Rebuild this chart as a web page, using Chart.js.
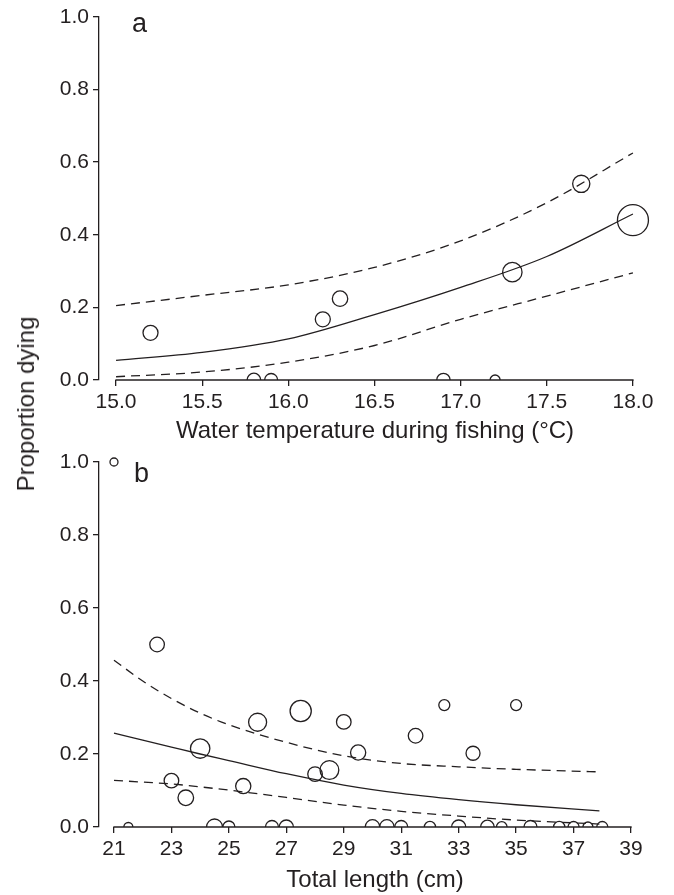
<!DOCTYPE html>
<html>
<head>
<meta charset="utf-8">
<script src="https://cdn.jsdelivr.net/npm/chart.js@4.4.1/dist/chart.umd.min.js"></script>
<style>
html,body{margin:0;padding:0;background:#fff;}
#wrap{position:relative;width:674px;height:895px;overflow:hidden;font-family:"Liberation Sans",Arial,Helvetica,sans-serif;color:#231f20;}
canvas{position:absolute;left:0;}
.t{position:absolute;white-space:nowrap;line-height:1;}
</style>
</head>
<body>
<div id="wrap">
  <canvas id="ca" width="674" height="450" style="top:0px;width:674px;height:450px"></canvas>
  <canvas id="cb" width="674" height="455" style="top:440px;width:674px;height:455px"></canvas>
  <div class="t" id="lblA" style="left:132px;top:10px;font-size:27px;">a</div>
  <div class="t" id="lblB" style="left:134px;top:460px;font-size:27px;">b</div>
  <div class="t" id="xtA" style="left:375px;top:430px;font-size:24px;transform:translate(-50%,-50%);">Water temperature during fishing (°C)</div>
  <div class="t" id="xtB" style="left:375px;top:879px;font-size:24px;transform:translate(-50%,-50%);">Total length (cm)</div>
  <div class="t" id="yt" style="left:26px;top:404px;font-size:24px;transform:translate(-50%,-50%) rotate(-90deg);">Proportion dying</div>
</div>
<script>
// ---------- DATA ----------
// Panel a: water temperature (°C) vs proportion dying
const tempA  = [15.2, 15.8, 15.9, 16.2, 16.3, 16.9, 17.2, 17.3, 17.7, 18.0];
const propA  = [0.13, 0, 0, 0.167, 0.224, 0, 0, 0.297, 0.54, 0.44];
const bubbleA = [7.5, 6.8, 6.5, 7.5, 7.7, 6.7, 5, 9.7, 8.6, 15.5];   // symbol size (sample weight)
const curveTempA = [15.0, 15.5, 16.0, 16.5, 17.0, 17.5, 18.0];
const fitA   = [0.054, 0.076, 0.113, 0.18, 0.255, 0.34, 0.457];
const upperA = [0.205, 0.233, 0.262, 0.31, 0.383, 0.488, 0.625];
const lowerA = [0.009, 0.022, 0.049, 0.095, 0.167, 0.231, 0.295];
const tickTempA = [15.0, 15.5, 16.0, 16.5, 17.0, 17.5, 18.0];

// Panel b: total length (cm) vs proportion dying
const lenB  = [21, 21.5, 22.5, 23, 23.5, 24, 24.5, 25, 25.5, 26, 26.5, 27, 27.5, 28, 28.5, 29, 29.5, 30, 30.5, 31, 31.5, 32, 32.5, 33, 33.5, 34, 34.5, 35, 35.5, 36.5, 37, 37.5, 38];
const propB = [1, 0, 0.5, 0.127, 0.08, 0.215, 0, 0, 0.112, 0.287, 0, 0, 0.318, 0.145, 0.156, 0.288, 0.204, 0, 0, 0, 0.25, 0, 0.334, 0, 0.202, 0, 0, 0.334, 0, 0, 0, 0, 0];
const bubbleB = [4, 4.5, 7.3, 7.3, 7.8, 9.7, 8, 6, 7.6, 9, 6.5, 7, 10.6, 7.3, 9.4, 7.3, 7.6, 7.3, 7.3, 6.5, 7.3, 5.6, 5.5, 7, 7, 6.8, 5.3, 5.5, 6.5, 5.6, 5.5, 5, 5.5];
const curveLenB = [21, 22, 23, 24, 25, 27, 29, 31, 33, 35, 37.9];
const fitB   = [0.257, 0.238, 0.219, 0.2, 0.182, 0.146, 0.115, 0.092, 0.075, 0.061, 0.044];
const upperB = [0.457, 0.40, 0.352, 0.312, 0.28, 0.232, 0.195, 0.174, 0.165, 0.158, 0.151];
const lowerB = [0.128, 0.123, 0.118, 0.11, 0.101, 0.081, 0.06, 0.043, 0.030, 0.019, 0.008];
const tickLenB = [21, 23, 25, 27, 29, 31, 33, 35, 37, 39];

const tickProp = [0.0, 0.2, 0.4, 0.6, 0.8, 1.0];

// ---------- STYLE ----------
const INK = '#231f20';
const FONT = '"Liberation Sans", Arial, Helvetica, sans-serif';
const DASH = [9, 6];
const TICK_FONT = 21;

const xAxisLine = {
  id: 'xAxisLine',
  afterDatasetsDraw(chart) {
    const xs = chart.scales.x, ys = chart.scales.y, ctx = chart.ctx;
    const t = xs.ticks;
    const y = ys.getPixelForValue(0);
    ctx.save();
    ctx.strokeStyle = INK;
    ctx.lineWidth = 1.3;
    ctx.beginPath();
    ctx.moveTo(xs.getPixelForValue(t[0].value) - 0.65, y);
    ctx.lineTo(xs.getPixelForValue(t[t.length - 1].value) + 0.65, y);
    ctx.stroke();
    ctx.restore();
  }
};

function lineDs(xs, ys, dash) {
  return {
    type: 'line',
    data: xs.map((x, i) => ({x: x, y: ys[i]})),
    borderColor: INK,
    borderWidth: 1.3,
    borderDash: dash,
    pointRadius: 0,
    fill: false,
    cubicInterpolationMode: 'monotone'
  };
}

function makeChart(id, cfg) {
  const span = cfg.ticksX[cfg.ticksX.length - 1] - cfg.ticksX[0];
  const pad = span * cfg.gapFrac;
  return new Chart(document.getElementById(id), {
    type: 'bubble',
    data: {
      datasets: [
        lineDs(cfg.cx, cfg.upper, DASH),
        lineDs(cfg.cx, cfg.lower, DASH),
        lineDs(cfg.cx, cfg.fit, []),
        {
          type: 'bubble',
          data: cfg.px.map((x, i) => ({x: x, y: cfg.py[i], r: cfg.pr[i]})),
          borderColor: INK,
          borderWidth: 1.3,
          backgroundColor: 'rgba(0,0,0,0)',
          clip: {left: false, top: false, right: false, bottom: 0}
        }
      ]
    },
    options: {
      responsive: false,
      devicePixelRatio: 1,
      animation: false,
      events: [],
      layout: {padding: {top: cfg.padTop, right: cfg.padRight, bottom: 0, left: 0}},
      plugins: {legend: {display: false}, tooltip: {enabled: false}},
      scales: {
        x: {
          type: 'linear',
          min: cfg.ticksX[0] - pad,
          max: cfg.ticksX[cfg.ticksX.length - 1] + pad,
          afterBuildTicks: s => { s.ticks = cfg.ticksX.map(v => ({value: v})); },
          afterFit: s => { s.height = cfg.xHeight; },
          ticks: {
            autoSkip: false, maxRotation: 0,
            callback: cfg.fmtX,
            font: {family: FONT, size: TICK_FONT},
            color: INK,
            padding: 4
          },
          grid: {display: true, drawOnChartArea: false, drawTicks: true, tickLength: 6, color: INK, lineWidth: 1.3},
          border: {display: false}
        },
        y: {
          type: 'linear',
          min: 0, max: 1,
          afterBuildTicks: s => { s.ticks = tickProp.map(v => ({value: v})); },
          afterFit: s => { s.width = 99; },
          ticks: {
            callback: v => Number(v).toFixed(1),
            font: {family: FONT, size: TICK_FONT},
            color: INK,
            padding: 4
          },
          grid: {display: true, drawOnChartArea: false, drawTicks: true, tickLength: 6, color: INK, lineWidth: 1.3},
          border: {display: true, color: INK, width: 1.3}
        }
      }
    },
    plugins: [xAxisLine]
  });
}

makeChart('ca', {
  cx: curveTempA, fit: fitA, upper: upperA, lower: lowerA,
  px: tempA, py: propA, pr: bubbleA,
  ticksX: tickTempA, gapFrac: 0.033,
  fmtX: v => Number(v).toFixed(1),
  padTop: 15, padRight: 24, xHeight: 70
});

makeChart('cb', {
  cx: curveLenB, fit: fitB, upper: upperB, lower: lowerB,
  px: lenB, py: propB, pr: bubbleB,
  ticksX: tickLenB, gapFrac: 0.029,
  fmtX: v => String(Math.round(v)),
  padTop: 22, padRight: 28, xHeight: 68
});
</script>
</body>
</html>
--
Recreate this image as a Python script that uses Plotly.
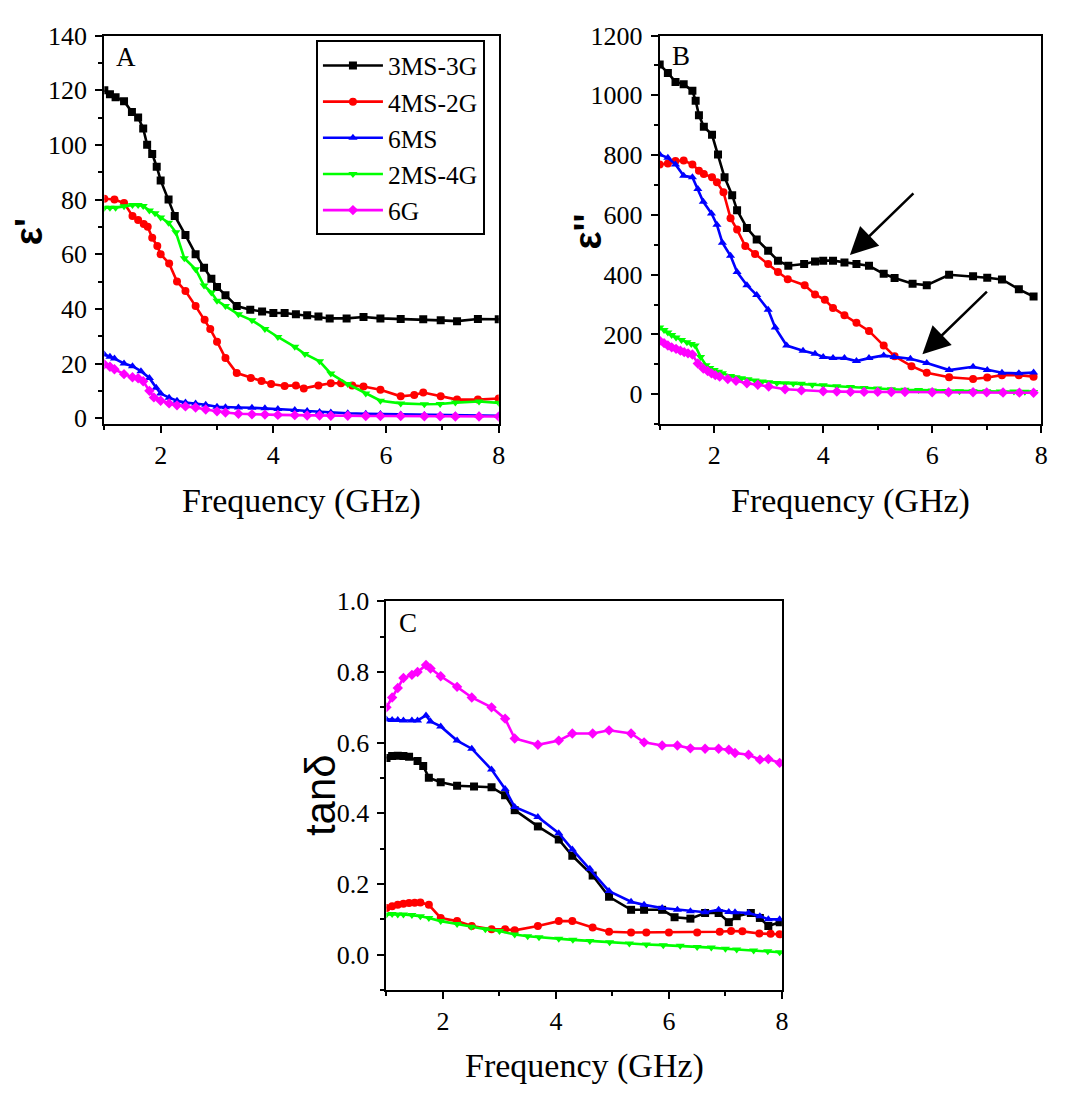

**What is needed:**
With the pictures removed from your copy, retype the lines above from the one that contains "Rebuild this chart" through the one that contains "const tickTempA = [15.0, 15.5, 16.0, 16.5, 17.0, 17.5, 18.0];", exactly.

**Exercise response:**
Rebuild this chart as a web page, using Chart.js.
<!DOCTYPE html>
<html>
<head>
<meta charset="utf-8">
<script src="https://cdn.jsdelivr.net/npm/chart.js@4.4.1/dist/chart.umd.min.js"></script>
<style>
html,body{margin:0;padding:0;background:#fff;}
#wrap{position:relative;width:674px;height:895px;overflow:hidden;font-family:"Liberation Sans",Arial,Helvetica,sans-serif;color:#231f20;}
canvas{position:absolute;left:0;}
.t{position:absolute;white-space:nowrap;line-height:1;}
</style>
</head>
<body>
<div id="wrap">
  <canvas id="ca" width="674" height="450" style="top:0px;width:674px;height:450px"></canvas>
  <canvas id="cb" width="674" height="455" style="top:440px;width:674px;height:455px"></canvas>
  <div class="t" id="lblA" style="left:132px;top:10px;font-size:27px;">a</div>
  <div class="t" id="lblB" style="left:134px;top:460px;font-size:27px;">b</div>
  <div class="t" id="xtA" style="left:375px;top:430px;font-size:24px;transform:translate(-50%,-50%);">Water temperature during fishing (°C)</div>
  <div class="t" id="xtB" style="left:375px;top:879px;font-size:24px;transform:translate(-50%,-50%);">Total length (cm)</div>
  <div class="t" id="yt" style="left:26px;top:404px;font-size:24px;transform:translate(-50%,-50%) rotate(-90deg);">Proportion dying</div>
</div>
<script>
// ---------- DATA ----------
// Panel a: water temperature (°C) vs proportion dying
const tempA  = [15.2, 15.8, 15.9, 16.2, 16.3, 16.9, 17.2, 17.3, 17.7, 18.0];
const propA  = [0.13, 0, 0, 0.167, 0.224, 0, 0, 0.297, 0.54, 0.44];
const bubbleA = [7.5, 6.8, 6.5, 7.5, 7.7, 6.7, 5, 9.7, 8.6, 15.5];   // symbol size (sample weight)
const curveTempA = [15.0, 15.5, 16.0, 16.5, 17.0, 17.5, 18.0];
const fitA   = [0.054, 0.076, 0.113, 0.18, 0.255, 0.34, 0.457];
const upperA = [0.205, 0.233, 0.262, 0.31, 0.383, 0.488, 0.625];
const lowerA = [0.009, 0.022, 0.049, 0.095, 0.167, 0.231, 0.295];
const tickTempA = [15.0, 15.5, 16.0, 16.5, 17.0, 17.5, 18.0];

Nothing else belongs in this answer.